### TASK PROMPT:
Gather the lines below that include the string "document", copying each in full.

### EXTRACTED INFORMATION:
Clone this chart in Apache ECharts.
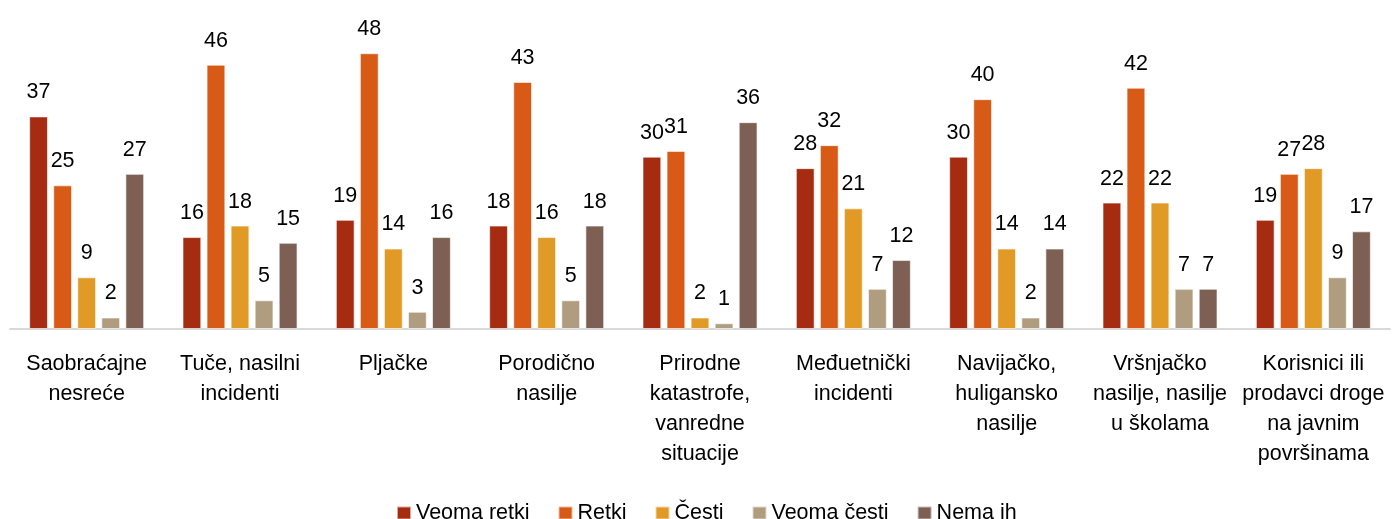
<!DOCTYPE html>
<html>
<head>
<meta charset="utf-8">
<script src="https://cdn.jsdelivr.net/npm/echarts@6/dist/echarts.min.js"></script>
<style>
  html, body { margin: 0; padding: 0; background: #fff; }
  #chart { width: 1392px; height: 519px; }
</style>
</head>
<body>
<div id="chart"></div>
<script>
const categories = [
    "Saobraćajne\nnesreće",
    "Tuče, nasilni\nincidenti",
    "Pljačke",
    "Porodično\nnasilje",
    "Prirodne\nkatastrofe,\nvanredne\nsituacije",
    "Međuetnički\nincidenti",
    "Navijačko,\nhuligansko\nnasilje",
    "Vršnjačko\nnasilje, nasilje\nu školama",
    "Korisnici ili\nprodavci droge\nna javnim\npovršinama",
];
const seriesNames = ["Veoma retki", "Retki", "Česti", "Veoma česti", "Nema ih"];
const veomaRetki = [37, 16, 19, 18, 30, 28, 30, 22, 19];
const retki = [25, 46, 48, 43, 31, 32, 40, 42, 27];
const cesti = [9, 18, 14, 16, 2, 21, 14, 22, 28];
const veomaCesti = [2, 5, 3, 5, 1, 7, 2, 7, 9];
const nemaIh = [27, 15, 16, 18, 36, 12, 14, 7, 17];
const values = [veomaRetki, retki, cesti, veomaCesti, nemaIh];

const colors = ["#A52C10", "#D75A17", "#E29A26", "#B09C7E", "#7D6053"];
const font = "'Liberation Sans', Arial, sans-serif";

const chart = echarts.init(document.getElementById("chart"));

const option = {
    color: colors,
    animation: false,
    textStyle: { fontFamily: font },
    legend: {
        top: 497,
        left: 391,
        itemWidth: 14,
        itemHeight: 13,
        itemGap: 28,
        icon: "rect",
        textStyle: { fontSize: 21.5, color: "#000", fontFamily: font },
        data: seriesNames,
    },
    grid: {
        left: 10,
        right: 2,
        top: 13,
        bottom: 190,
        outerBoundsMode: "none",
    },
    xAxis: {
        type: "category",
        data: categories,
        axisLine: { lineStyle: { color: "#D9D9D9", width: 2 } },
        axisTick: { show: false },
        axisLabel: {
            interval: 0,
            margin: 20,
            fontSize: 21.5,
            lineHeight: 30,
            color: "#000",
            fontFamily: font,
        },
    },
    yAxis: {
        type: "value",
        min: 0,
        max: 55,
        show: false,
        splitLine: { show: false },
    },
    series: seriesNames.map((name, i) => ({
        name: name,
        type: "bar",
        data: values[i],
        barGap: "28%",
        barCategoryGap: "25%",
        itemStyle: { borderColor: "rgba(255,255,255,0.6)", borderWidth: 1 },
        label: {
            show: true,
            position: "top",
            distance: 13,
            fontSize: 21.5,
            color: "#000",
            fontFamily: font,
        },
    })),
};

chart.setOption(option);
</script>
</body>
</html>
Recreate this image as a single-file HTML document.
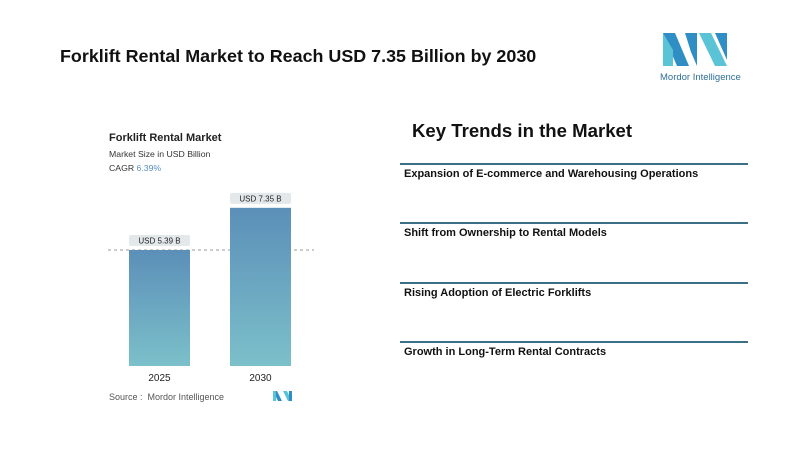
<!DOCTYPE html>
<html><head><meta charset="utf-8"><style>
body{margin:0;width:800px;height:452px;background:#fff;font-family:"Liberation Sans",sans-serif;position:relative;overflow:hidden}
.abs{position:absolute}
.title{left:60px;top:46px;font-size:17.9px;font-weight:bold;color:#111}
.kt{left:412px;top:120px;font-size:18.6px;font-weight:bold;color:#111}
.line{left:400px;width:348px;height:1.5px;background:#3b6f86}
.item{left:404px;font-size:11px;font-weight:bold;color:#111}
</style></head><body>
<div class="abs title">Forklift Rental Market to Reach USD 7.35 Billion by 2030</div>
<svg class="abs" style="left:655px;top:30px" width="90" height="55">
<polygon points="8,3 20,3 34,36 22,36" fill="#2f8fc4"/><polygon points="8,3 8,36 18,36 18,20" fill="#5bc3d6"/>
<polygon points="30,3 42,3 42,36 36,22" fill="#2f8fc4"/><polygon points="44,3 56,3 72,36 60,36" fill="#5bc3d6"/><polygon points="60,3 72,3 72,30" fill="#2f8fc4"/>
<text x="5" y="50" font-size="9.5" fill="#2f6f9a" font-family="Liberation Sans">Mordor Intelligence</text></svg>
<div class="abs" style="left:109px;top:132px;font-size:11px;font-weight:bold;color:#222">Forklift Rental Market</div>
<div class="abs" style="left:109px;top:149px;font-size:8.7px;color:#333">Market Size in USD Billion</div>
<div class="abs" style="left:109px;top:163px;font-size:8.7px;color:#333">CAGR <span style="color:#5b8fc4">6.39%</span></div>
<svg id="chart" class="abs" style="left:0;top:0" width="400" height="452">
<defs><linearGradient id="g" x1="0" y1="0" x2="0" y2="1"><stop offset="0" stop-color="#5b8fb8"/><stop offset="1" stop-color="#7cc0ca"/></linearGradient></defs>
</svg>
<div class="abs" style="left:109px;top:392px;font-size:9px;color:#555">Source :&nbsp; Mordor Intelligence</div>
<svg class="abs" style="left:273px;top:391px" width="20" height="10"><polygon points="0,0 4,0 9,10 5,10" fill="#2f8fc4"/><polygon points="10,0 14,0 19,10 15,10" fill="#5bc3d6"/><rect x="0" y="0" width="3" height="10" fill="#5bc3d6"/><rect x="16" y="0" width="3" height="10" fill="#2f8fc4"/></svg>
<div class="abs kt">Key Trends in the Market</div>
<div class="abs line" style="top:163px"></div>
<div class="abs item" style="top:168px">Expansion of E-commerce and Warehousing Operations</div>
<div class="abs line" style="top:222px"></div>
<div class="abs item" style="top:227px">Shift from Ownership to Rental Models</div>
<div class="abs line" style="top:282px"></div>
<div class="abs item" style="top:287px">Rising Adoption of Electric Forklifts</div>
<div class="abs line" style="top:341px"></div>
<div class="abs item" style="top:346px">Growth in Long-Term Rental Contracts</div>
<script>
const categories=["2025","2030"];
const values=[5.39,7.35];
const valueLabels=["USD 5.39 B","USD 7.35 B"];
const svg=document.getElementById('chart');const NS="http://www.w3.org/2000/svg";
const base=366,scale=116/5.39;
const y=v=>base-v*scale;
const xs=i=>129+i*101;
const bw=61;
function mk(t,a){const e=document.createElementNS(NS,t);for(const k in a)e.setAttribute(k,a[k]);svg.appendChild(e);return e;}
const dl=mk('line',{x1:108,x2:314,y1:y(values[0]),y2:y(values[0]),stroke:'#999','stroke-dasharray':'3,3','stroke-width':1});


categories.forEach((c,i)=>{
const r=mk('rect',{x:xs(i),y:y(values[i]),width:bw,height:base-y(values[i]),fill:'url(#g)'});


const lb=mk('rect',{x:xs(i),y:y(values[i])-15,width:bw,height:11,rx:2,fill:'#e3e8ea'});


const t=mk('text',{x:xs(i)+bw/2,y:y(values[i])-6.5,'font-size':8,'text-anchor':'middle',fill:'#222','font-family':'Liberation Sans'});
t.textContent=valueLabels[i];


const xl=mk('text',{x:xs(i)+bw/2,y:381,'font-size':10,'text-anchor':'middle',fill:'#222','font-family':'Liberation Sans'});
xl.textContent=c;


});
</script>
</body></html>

### WRITTEN SOLUTION:
const chart = echarts.init(document.getElementById("chart"));
Recreate this image as a single-file HTML document.
const svg=document.getElementById('chart');const NS="http://www.w3.org/2000/svg";
function mk(t,a){const e=document.createElementNS(NS,t);for(const k in a)e.setAttribute(k,a[k]);svg.appendChild(e);return e;}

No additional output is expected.